A claim has been circulating on the internet since 2010, stating that a survey conducted by UNESCO in 2010 voted Bengali as the sweetest language in the world.
Mainstream media outlets such as Protidiner Bangladesh, Somoy TV, Dainik Shiksha, Change TV Press, The Business Standard, Risingbd, Bangladesh Pratidin, Ekushey Television, Janakantha, The Daily Ittefaq, Daily Inqilab, and Daily Sangram published articles mentioning this claim.
State Minister for Cultural Affairs KM Khalid and Minister for Post and Telecommunications Mustafa Jabbar gave speeches mentioning this claim.
When searching for “sweetest language in the world” on Google in both English and Bengali, the results repeatedly show Bengali as the result.
According to the Rumor Scanner’s investigation, the claim that Bengali has been voted as the world’s sweetest language in a survey by UNESCO is false. A spokesperson for the organization confirmed that they have not published such a report, survey or ranking.
Origin of the rumor
In our research, The initial post about this topic was found on Twitter, posted on 21 April 2010 at 5:06 PM, by a profile named ‘anamus’, with the caption, “UNESCO study also stated that the top three sweetest sounding languages are Bengali, Spanish, and Dutch.”
It should be noted that these posts may not be the exact first posts regarding this topic, as social media posts can be deleted for various reasons.
Later, the claim rapidly spread on Facebook and Twitter.
After that, Indian newspaper Times of India published an article with the headline, “Sweetest language tag for Bengali?” on April 22, 2010.
The article states that, “If a message circulating on social networking sites like Twitter and Facebook is to be believed, Bengali has been voted the sweetest language in the world. Conducted by Unesco, the vote ranks Spanish and Dutch as the second and third sweetest tongues respectively. Even though Twitter and Facebook users have started celebrating, there was yet no official confirmation from Unesco which conducted the online voting a couple of months back.”
The article also states that, “According to twitter messages, the formal announcement could come on Rabindranath Tagore’s 150th birth anniversary in May.”
So, the Indian media outlet Times of India had published the news based on the post circulated on social media outlets. The report also mentioned that there was no official confirmation from UNESCO on this particular topic. But the article, citing messages circulating on Twitter, mentioned “an official announcement may come on Rabindranath Tagore’s 150th birth anniversary.”
However, Rumor Scanner team tried to find official confirmation from UNESCO regarding this topic on the occasion of Rabindranath Tagore’s 150th birth anniversary on May 7, 2010. But nothing was found.

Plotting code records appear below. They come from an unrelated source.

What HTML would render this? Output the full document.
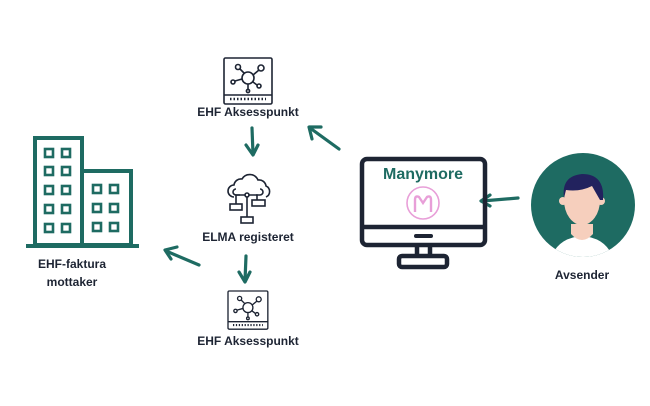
<!DOCTYPE html>
<html><head><meta charset="utf-8"><style>
html,body{margin:0;padding:0;background:#fff;width:650px;height:406px;overflow:hidden}
svg text{font-family:"Liberation Sans",sans-serif;font-weight:bold;fill:#1d2433}
</style></head><body>
<svg width="650" height="406" viewBox="0 0 650 406" xmlns="http://www.w3.org/2000/svg">
<defs>
<g id="ap" fill="none" stroke="#1d2433" stroke-width="1.6">
<rect x="0" y="0" width="48" height="46" rx="1.5"/>
<line x1="0" y1="37" x2="48" y2="37"/>
<line x1="6" y1="41" x2="42" y2="41" stroke-dasharray="1.5 2" stroke-width="2.5"/>
<circle cx="24" cy="20" r="6"/>
<circle cx="14" cy="9" r="2.5"/><line x1="16" y1="11" x2="20" y2="15"/>
<circle cx="37" cy="10" r="3"/><line x1="35" y1="12" x2="29" y2="17"/>
<circle cx="9" cy="24" r="2"/><line x1="11" y1="23" x2="18" y2="21"/>
<circle cx="35" cy="28" r="2"/><line x1="33" y1="27" x2="29" y2="24"/>
<circle cx="24" cy="33" r="1.6"/><line x1="24" y1="26" x2="24" y2="31"/>
</g>
</defs>
<g fill="none" stroke="#1e6b62" stroke-width="4">
<rect x="35" y="138" width="47" height="107"/>
<rect x="82" y="171" width="49" height="74"/>
<line x1="26" y1="246" x2="139" y2="246"/>
</g>
<g fill="none" stroke="#1e6b62" stroke-width="2.6">
<rect x="45" y="149" width="8" height="8"/><rect x="62" y="149" width="8" height="8"/>
<rect x="45" y="167" width="8" height="8"/><rect x="62" y="167" width="8" height="8"/>
<rect x="45" y="186" width="8" height="8"/><rect x="62" y="186" width="8" height="8"/>
<rect x="45" y="205" width="8" height="8"/><rect x="62" y="205" width="8" height="8"/>
<rect x="45" y="224" width="8" height="8"/><rect x="62" y="224" width="8" height="8"/>
<rect x="93" y="185" width="8" height="8"/><rect x="110" y="185" width="8" height="8"/>
<rect x="93" y="204" width="8" height="8"/><rect x="110" y="204" width="8" height="8"/>
<rect x="93" y="223" width="8" height="8"/><rect x="110" y="223" width="8" height="8"/>
</g>
<text x="72" y="268" font-size="12" text-anchor="middle">EHF-faktura</text>
<text x="72" y="286" font-size="12" text-anchor="middle">mottaker</text>
<use href="#ap" transform="translate(224,58)"/>
<text x="248" y="116" font-size="12" text-anchor="middle">EHF Aksesspunkt</text>
<use href="#ap" transform="translate(228,291) scale(0.83)"/>
<text x="248" y="345" font-size="12" text-anchor="middle">EHF Aksesspunkt</text>
<g fill="none" stroke="#1d2433" stroke-width="1.6">
<path d="M234 197 a6 6 0 0 1 0-12 a7 7 0 0 1 8-6 a9 9 0 0 1 16 1 a7 7 0 0 1 8 6 a6 6 0 0 1 0 11"/>
<path d="M240 195 h-4 a3 3 0 0 1 0-6 M256 195 h4 a3 3 0 0 0 0-6"/>
<circle cx="247" cy="195" r="2"/>
<line x1="247" y1="197" x2="247" y2="217"/>
<polyline points="245,195 236,195 236,204"/>
<polyline points="249,195 257,195 257,200"/>
<rect x="230" y="204" width="12" height="6"/>
<rect x="252" y="200" width="13" height="6"/>
<rect x="241" y="217" width="12" height="6"/>
</g>
<text x="248" y="241" font-size="12" text-anchor="middle">ELMA registeret</text>
<g fill="none" stroke="#1e6b62" stroke-width="3.2" stroke-linecap="round" stroke-linejoin="round">
<line x1="252" y1="128" x2="253" y2="154"/><polyline points="246,145 253,155 258,145"/>
<line x1="246" y1="256" x2="245" y2="281"/><polyline points="239,272 245,282 250,272"/>
<line x1="339" y1="149" x2="310" y2="128"/><polyline points="312,139 309,127 321,127"/>
<line x1="199" y1="265" x2="166" y2="251"/><polyline points="171,259 165,250 177,247"/>
<line x1="518" y1="198" x2="482" y2="201"/><polyline points="490,195 481,201 490,206"/>
</g>
<g fill="none" stroke="#1d2433" stroke-width="4.5">
<rect x="362" y="159" width="123" height="86" rx="5"/>
<line x1="362" y1="227" x2="485" y2="227"/>
<line x1="417" y1="245" x2="417" y2="256"/><line x1="430" y1="245" x2="430" y2="256"/>
<rect x="399" y="256" width="48" height="11" rx="3"/>
</g>
<line x1="416" y1="236" x2="431" y2="236" stroke="#1d2433" stroke-width="4" stroke-linecap="round"/>
<text x="423" y="179" font-size="16" text-anchor="middle" style="fill:#1e6b62">Manymore</text>
<circle cx="423" cy="203" r="16" fill="none" stroke="#e89fd8" stroke-width="1.6"/>
<path d="M415 212 V200 Q415 195 419 197 L423 203 L427 197 Q431 195 431 200 V212" fill="none" stroke="#e89fd8" stroke-width="2.4"/>
<clipPath id="cc"><circle cx="583" cy="205" r="52"/></clipPath>
<circle cx="583" cy="205" r="52" fill="#1e6b62"/>
<g clip-path="url(#cc)">
<path d="M548 270 Q552 238 582 236 Q612 238 616 270 Z" fill="#fff"/>
<path d="M571 224 h22 v10 q-11 12 -22 0 Z" fill="#f6cfbd"/>
<circle cx="563" cy="201" r="4" fill="#f6cfbd"/>
<circle cx="601" cy="201" r="4" fill="#f6cfbd"/>
<ellipse cx="582" cy="200" rx="18" ry="25" fill="#f6cfbd"/>
<path d="M564 198 Q561 176 582 174 Q605 174 603 200 L600 200 Q596 193 592 186 Q580 192 566 190 Z" fill="#22225e"/>
</g>
<text x="582" y="279" font-size="12" text-anchor="middle">Avsender</text>
</svg>
</body></html>
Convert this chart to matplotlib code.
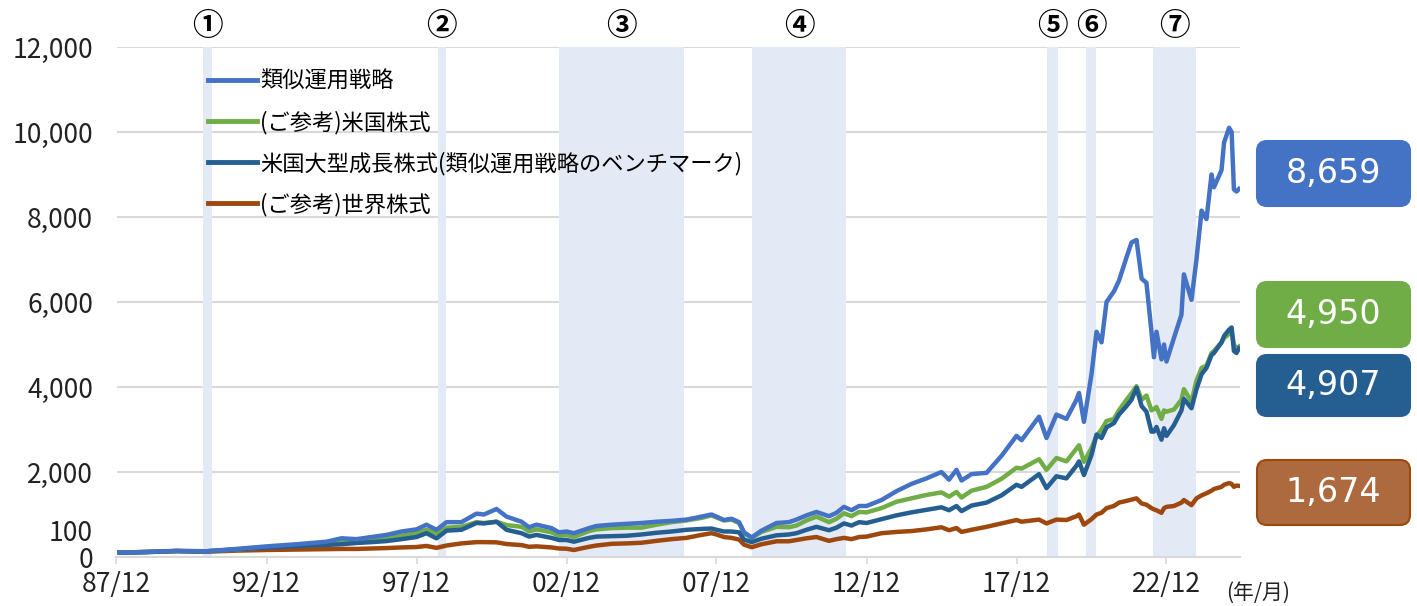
import matplotlib.pyplot as plt
from matplotlib.patches import FancyBboxPatch
from matplotlib.lines import Line2D
import pandas as pd

plt.rcParams['font.family'] = ['Noto Sans CJK JP', 'DejaVu Sans']

# month-end values (start = 100)
months = [
    "1987-12", "1988-12", "1989-12", "1990-08", "1990-12", "1991-12", "1992-12", "1993-12",
    "1994-12", "1995-06", "1995-12", "1996-06", "1996-12", "1997-06", "1997-12", "1998-04",
    "1998-08", "1998-12", "1999-06", "1999-12", "2000-03", "2000-08", "2000-12", "2001-06",
    "2001-09", "2001-12", "2002-06", "2002-09", "2002-12", "2003-03", "2003-09", "2003-12",
    "2004-06", "2004-12", "2005-06", "2005-12", "2006-06", "2006-12", "2007-06", "2007-10",
    "2007-12", "2008-03", "2008-06", "2008-09", "2008-11", "2009-02", "2009-06", "2009-12",
    "2010-05", "2010-08", "2010-12", "2011-04", "2011-09", "2011-12", "2012-03", "2012-06",
    "2012-09", "2012-12", "2013-06", "2013-12", "2014-06", "2014-12", "2015-06", "2015-09",
    "2015-12", "2016-02", "2016-06", "2016-12", "2017-06", "2017-12", "2018-02", "2018-09",
    "2018-12", "2019-04", "2019-08", "2019-12", "2020-01", "2020-03", "2020-06", "2020-08",
    "2020-10", "2020-12", "2021-03", "2021-05", "2021-08", "2021-10", "2021-12", "2022-02",
    "2022-04", "2022-06", "2022-07", "2022-08", "2022-10", "2022-11", "2022-12", "2023-03",
    "2023-06", "2023-07", "2023-10", "2023-12", "2024-02", "2024-04", "2024-06", "2024-07",
    "2024-10", "2024-11", "2025-01", "2025-02", "2025-03", "2025-04", "2025-05",
]
strategy = [
    100, 120, 140, 140, 135, 190, 250, 300,
    360, 440, 420, 470, 520, 600, 650, 760,
    640, 820, 820, 1020, 1000, 1130, 950, 830,
    700, 760, 680, 580, 600, 560, 680, 730,
    760, 780, 800, 830, 850, 880, 950, 1000,
    950, 870, 900, 820, 580, 460, 620, 800,
    820, 880, 980, 1060, 960, 1040, 1180, 1100,
    1200, 1200, 1340, 1550, 1720, 1850, 2000, 1820,
    2050, 1800, 1950, 1980, 2380, 2850, 2750, 3300,
    2800, 3350, 3250, 3700, 3860, 3180, 4300, 5300,
    5050, 6000, 6250, 6500, 7050, 7400, 7460, 6550,
    6450, 5300, 4700, 5300, 4650, 5000, 4600, 5150,
    5700, 6650, 6050, 7000, 8150, 7950, 9000, 8700,
    9100, 9750, 10100, 10000, 8650, 8600, 8659,
]
us_stock = [
    100, 115, 140, 135, 135, 175, 230, 270,
    310, 350, 375, 400, 440, 500, 560, 640,
    560, 690, 710, 820, 800, 830, 750, 710,
    600, 650, 580, 500, 520, 470, 610, 650,
    680, 690, 690, 760, 820, 860, 920, 980,
    930, 860, 880, 800, 560, 450, 590, 710,
    700, 740, 860, 950, 820, 900, 1030, 960,
    1060, 1050, 1150, 1300, 1380, 1460, 1520, 1420,
    1530, 1400, 1560, 1650, 1840, 2100, 2080, 2300,
    2050, 2330, 2250, 2550, 2630, 2240, 2560, 2850,
    3000, 3200, 3250, 3450, 3700, 3850, 4020, 3700,
    3800, 3450, 3480, 3530, 3250, 3450, 3420, 3470,
    3700, 3950, 3650, 4150, 4450, 4500, 4800, 4850,
    5050, 5150, 5250, 5300, 5000, 4900, 4950,
]
us_growth = [
    100, 115, 140, 135, 135, 180, 220, 255,
    285, 300, 330, 350, 375, 420, 470, 560,
    440, 620, 640, 800, 790, 830, 640, 560,
    480, 520, 450, 400, 400, 360, 450, 480,
    490, 500, 530, 570, 600, 640, 660, 670,
    640, 600, 600, 580, 410, 350, 430, 510,
    530, 560, 640, 710, 630, 690, 790, 740,
    820, 800, 890, 980, 1050, 1110, 1170, 1100,
    1200, 1080, 1210, 1280, 1450, 1700, 1650, 1950,
    1620, 1900, 1850, 2150, 2250, 1930, 2400, 2880,
    2800, 3050, 3150, 3350, 3550, 3700, 3980, 3550,
    3420, 2950, 2950, 3060, 2760, 3030, 2850, 3100,
    3450, 3720, 3500, 3950, 4300, 4450, 4750, 4800,
    5050, 5200, 5350, 5400, 4850, 4800, 4907,
]
world_stock = [
    100, 120, 145, 125, 125, 150, 165, 175,
    185, 190, 190, 200, 210, 225, 235, 260,
    215, 270, 320, 350, 350, 345, 305, 280,
    240, 250, 225, 200, 195, 165, 240, 270,
    310, 320, 335, 380, 420, 450, 520, 560,
    530, 470, 450, 410, 290, 230, 300, 370,
    370, 400, 440, 470, 380, 420, 450, 420,
    470, 480, 560, 590, 610, 650, 700, 630,
    680, 590, 640, 710, 790, 870, 830, 880,
    790, 880, 870, 960, 1000, 760, 890, 1000,
    1040, 1150, 1200, 1280, 1320, 1350, 1380, 1260,
    1230, 1150, 1120, 1100, 1040, 1150, 1180, 1200,
    1280, 1340, 1220, 1380, 1450, 1500, 1560, 1600,
    1650, 1700, 1740, 1720, 1650, 1680, 1674,
]

series_names = ["類似運用戦略", "(ご参考)米国株式",
                "米国大型成長株式(類似運用戦略のベンチマーク)", "(ご参考)世界株式"]
series_colors = ["#4472C4", "#70AD47", "#255E91", "#9E480E"]
final_labels = ["8,659", "4,950", "4,907", "1,674"]

period_marks = ["①", "②", "③", "④", "⑤", "⑥", "⑦"]
period_starts = ["1990-10-15", "1998-08-15", "2002-09-01", "2009-02-05", "2018-12-10", "2020-03-25", "2022-06-20"]
period_ends = ["1991-02-05", "1998-11-25", "2006-11-01", "2012-03-25", "2019-04-20", "2020-07-25", "2023-12-01"]

y_ticks = [0, 2000, 4000, 6000, 8000, 10000, 12000]
y_tick_labels = ["0", "2,000", "4,000", "6,000", "8,000", "10,000", "12,000"]
x_tick_months = ["1987-12", "1992-12", "1997-12", "2002-12", "2007-12", "2012-12", "2017-12", "2022-12"]
x_tick_labels = ["87/12", "92/12", "97/12", "02/12", "07/12", "12/12", "17/12", "22/12"]

dates = pd.to_datetime(months)

fig = plt.figure(figsize=(14.17, 6.06), dpi=100)
ax = fig.add_axes([116.5 / 1417, 1 - 557 / 606, (1240 - 116.5) / 1417, 510 / 606])

# shaded periods with circled numbers above
for mark, s, e in zip(period_marks, period_starts, period_ends):
    s, e = pd.Timestamp(s), pd.Timestamp(e)
    ax.axvspan(s, e, color="#E3E9F5", lw=0, zorder=1)
    ax.annotate(mark, xy=(s + (e - s) / 2, 12000), xytext=(0, 15), textcoords="offset points",
                ha="center", va="center", fontsize=22, fontweight="bold", annotation_clip=False)

values = [strategy, us_stock, us_growth, world_stock]
draw_order = [3, 1, 2, 0]
for i in draw_order:
    ax.plot(dates, values[i], color=series_colors[i], lw=3.2, zorder=3 + (i == 0),
            solid_joinstyle="round")

ax.set_ylim(0, 12000)
ax.set_xlim(pd.Timestamp("1987-12-01"), pd.Timestamp("2025-05-14"))
ax.set_yticks(y_ticks, y_tick_labels)
ax.set_xticks(pd.to_datetime(x_tick_months), x_tick_labels)
ax.yaxis.grid(True, color="#D9D9D9", lw=1.5, zorder=0)
ax.set_axisbelow(True)
for side in ["top", "right", "left"]:
    ax.spines[side].set_visible(False)
ax.spines["bottom"].set_color("#D9D9D9")
ax.spines["bottom"].set_linewidth(1.5)
ax.tick_params(axis="y", length=0, pad=17, labelsize=19, labelcolor="#222222")
ax.tick_params(axis="x", length=5, width=1.2, color="#D9D9D9", pad=5, labelsize=19, labelcolor="#222222")
ax.annotate("100", xy=(0, 100), xycoords=("axes fraction", "data"), xytext=(-17, 14),
            textcoords="offset points", ha="right", va="center", fontsize=19, color="#222222")
ax.annotate("(年/月)", xy=(1, 0), xycoords="axes fraction", xytext=(13, -26),
            textcoords="offset points", ha="center", va="center", fontsize=15, color="#222222",
            annotation_clip=False)

handles = [Line2D([], [], color=c, lw=3.5) for c in series_colors]
ax.legend(handles, series_names, loc="upper left", bbox_to_anchor=(208 / 1417, 1 - 70 / 606),
          bbox_transform=fig.transFigure, frameon=False, fontsize=16, handlelength=2.2,
          handletextpad=0.15, labelspacing=0.78, borderpad=0, borderaxespad=0)

# value boxes on the right (pixel layout: y top, y bottom)
box_rows = [(141, 206), (282, 347), (355, 416), (460, 525)]
box_faces = ["#4472C4", "#70AD47", "#255E91", "#AE6A3F"]
box_edges = ["#4472C4", "#70AD47", "#255E91", "#9E480E"]
for (top, bot), fc, ec, lab in zip(box_rows, box_faces, box_edges, final_labels):
    x0, w = 12.57, 1.53
    y0, h = (606 - bot) / 100, (bot - top) / 100
    fig.add_artist(FancyBboxPatch((x0, y0), w, h, boxstyle="round,pad=0,rounding_size=0.1",
                                  transform=fig.dpi_scale_trans, fc=fc, ec=ec, lw=1.5))
    fig.text(x0 + w / 2, y0 + h / 2, lab, transform=fig.dpi_scale_trans, ha="center",
             va="center", color="white", fontsize=24, family=["DejaVu Sans"])

fig.savefig("out.png", dpi=100)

Did UNESCO really conduct a survey on this topic?
Rumor Scanner team conducted a search on UNESCO’s website and social media profiles (Facebook and Twitter) to check if the United Nations Educational, Scientific and Cultural Organization (UNESCO) had carried out a survey on the ‘sweetest languages in the world’. However, no official information regarding such a survey was found.
What UNESCO said about the existence of such a survey?
Rumor Scanner team reached out to UNESCO’s Press Officer Thomas Mallard via email to verify the claim that “Bengali has been selected as the sweetest language in the world according to a UNESCO survey.” Mallard replied,
“This claim is not accurate. There is no such report, survey or ranking published by UNESCO. We promote diversity and protection for every language, without any distinction.“
Why does Google show “Bengali” as the sweetest language when searched in English and Bengali?
When searching for “sweetest language in the world” on Google in both English and Bengali, the results appear ‘Bengali’.
Google, the popular search engine, displays results to users based on available online sources. If the query “sweetest language in the world” is searched in Bengali, Google displays results obtained from the “Somoy TV” website and if searched in English, Google displays results from the “ischoolconnect” website.
Thus, the information shown in Google search results for “sweetest language in the world” in both Bengali and English, displaying “Bengali” as the answer, is derived from two false reports that claim that there was a survey on this topic conducted by UNESCO.
Mainly in 2010 the claim that Bengali was selected as the “sweetest language” in a UNESCO survey spread on social media outlets such as Facebook and Twitter. The Indian newspaper “Times of India” then published an article based on these social media posts. Since then, this claim has been widely spread across the Internet. However, research conducted by the Rumor Scanner team revealed that there is no evidence of such a survey on UNESCO’s website or social media profiles. Additionally, a spokesperson from UNESCO confirmed to Rumor Scanner that the claim is false and the organization never published any report, survey, or list regarding this matter.
Hence, the claim that Bengali was voted as the sweetest language in the world by a UNESCO survey is completely false.